Exercise brief:
Skip all pictures, then print the remaining material exactly.
══ Information supplied ══
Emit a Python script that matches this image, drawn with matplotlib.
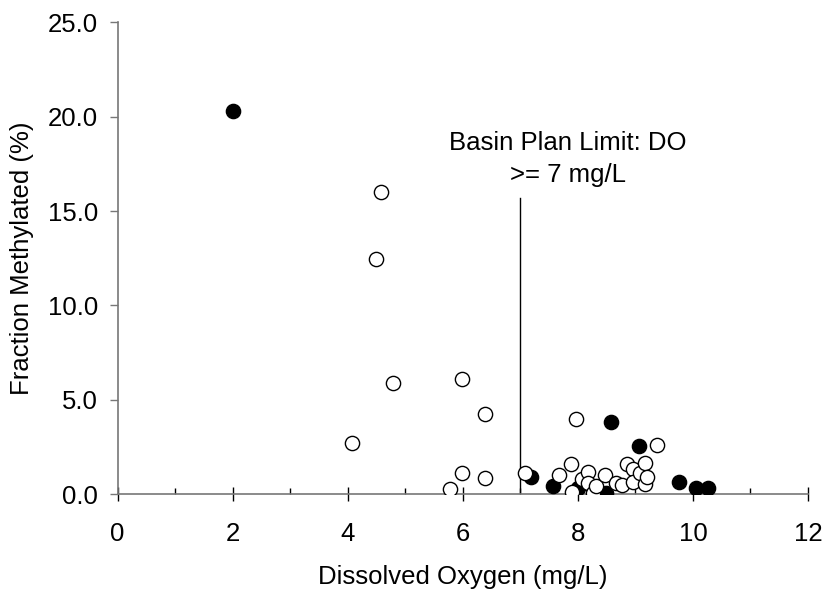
import matplotlib
matplotlib.use("Agg")
import matplotlib.pyplot as plt
from matplotlib.ticker import MultipleLocator, FormatStrFormatter

plt.rcParams.update({
    'font.family': ['Liberation Sans', 'DejaVu Sans'],
    'font.size': 18.5,
})

# open circles
open_do = [4.58, 4.49, 4.79, 5.98, 6.38, 4.08, 5.98, 6.38, 5.78,
           7.97, 9.37, 7.08, 7.67, 7.88, 7.89, 8.08, 8.17, 8.18, 8.27,
           8.32, 8.47, 8.66, 8.76, 8.86, 8.96, 8.96, 9.08, 9.16, 9.16, 9.20]
open_fm = [16.0, 12.45, 5.9, 6.09, 4.27, 2.72, 1.13, 0.86, 0.30,
           4.0, 2.63, 1.13, 1.04, 1.62, 0.10, 0.83, 1.15, 0.57, 0.04,
           0.42, 1.04, 0.60, 0.46, 1.59, 1.31, 0.65, 1.13, 1.66, 0.53, 0.92]

# filled circles
filled_do = [2.0, 8.57, 9.07, 7.18, 7.57, 8.0, 8.49, 9.76, 10.06, 10.27]
filled_fm = [20.3, 3.85, 2.54, 0.90, 0.42, 0.35, 0.07, 0.65, 0.35, 0.35]

do_limit = 7
limit_top = 15.7

fig = plt.figure(figsize=(8.22, 5.89), dpi=100)
ax = fig.add_axes([0.143, 0.161, 0.840, 0.801])

ax.plot([do_limit, do_limit], [0, limit_top], color="black", linewidth=1, zorder=1)
ax.scatter(filled_do, filled_fm, s=105, facecolor="black", edgecolor="black", linewidth=1, zorder=3)
ax.scatter(open_do, open_fm, s=105, facecolor="white", edgecolor="black", linewidth=1, zorder=3)

ax.text(7.83, 17.75, "Basin Plan Limit: DO\n>= 7 mg/L", ha="center", va="center",
        linespacing=1.42)

ax.set_xlim(0, 12)
ax.set_ylim(0, 25)
ax.xaxis.set_major_locator(MultipleLocator(2))
ax.xaxis.set_minor_locator(MultipleLocator(1))
ax.yaxis.set_major_locator(MultipleLocator(5))
ax.yaxis.set_major_formatter(FormatStrFormatter("%.1f"))

for s in ["top", "right"]:
    ax.spines[s].set_visible(False)
for s in ["left", "bottom"]:
    ax.spines[s].set_color("#777777")
    ax.spines[s].set_linewidth(1.2)

ax.tick_params(axis="x", which="major", direction="inout", length=9.5, width=1, pad=15, color="black")
ax.tick_params(axis="x", which="minor", direction="in", length=4, width=1, color="black")
ax.tick_params(axis="y", which="major", direction="out", length=6, width=1, pad=8, color="#777777")

ax.set_xlabel("Dissolved Oxygen (mg/L)", labelpad=14)
ax.set_ylabel("Fraction Methylated (%)", labelpad=10)

fig.savefig("out.png", dpi=100)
═══
Reply to the exercise:
Emit a Python script that matches this image, drawn with matplotlib.
import matplotlib
matplotlib.use("Agg")
import matplotlib.pyplot as plt
from matplotlib.ticker import MultipleLocator, FormatStrFormatter

plt.rcParams.update({
    'font.family': ['Liberation Sans', 'DejaVu Sans'],
    'font.size': 18.5,
})

# open circles
open_do = [4.58, 4.49, 4.79, 5.98, 6.38, 4.08, 5.98, 6.38, 5.78,
           7.97, 9.37, 7.08, 7.67, 7.88, 7.89, 8.08, 8.17, 8.18, 8.27,
           8.32, 8.47, 8.66, 8.76, 8.86, 8.96, 8.96, 9.08, 9.16, 9.16, 9.20]
open_fm = [16.0, 12.45, 5.9, 6.09, 4.27, 2.72, 1.13, 0.86, 0.30,
           4.0, 2.63, 1.13, 1.04, 1.62, 0.10, 0.83, 1.15, 0.57, 0.04,
           0.42, 1.04, 0.60, 0.46, 1.59, 1.31, 0.65, 1.13, 1.66, 0.53, 0.92]

# filled circles
filled_do = [2.0, 8.57, 9.07, 7.18, 7.57, 8.0, 8.49, 9.76, 10.06, 10.27]
filled_fm = [20.3, 3.85, 2.54, 0.90, 0.42, 0.35, 0.07, 0.65, 0.35, 0.35]

do_limit = 7
limit_top = 15.7

fig = plt.figure(figsize=(8.22, 5.89), dpi=100)
ax = fig.add_axes([0.143, 0.161, 0.840, 0.801])

ax.plot([do_limit, do_limit], [0, limit_top], color="black", linewidth=1, zorder=1)
ax.scatter(filled_do, filled_fm, s=105, facecolor="black", edgecolor="black", linewidth=1, zorder=3)
ax.scatter(open_do, open_fm, s=105, facecolor="white", edgecolor="black", linewidth=1, zorder=3)

ax.text(7.83, 17.75, "Basin Plan Limit: DO\n>= 7 mg/L", ha="center", va="center",
        linespacing=1.42)

ax.set_xlim(0, 12)
ax.set_ylim(0, 25)
ax.xaxis.set_major_locator(MultipleLocator(2))
ax.xaxis.set_minor_locator(MultipleLocator(1))
ax.yaxis.set_major_locator(MultipleLocator(5))
ax.yaxis.set_major_formatter(FormatStrFormatter("%.1f"))

for s in ["top", "right"]:
    ax.spines[s].set_visible(False)
for s in ["left", "bottom"]:
    ax.spines[s].set_color("#777777")
    ax.spines[s].set_linewidth(1.2)

ax.tick_params(axis="x", which="major", direction="inout", length=9.5, width=1, pad=15, color="black")
ax.tick_params(axis="x", which="minor", direction="in", length=4, width=1, color="black")
ax.tick_params(axis="y", which="major", direction="out", length=6, width=1, pad=8, color="#777777")

ax.set_xlabel("Dissolved Oxygen (mg/L)", labelpad=14)
ax.set_ylabel("Fraction Methylated (%)", labelpad=10)

fig.savefig("out.png", dpi=100)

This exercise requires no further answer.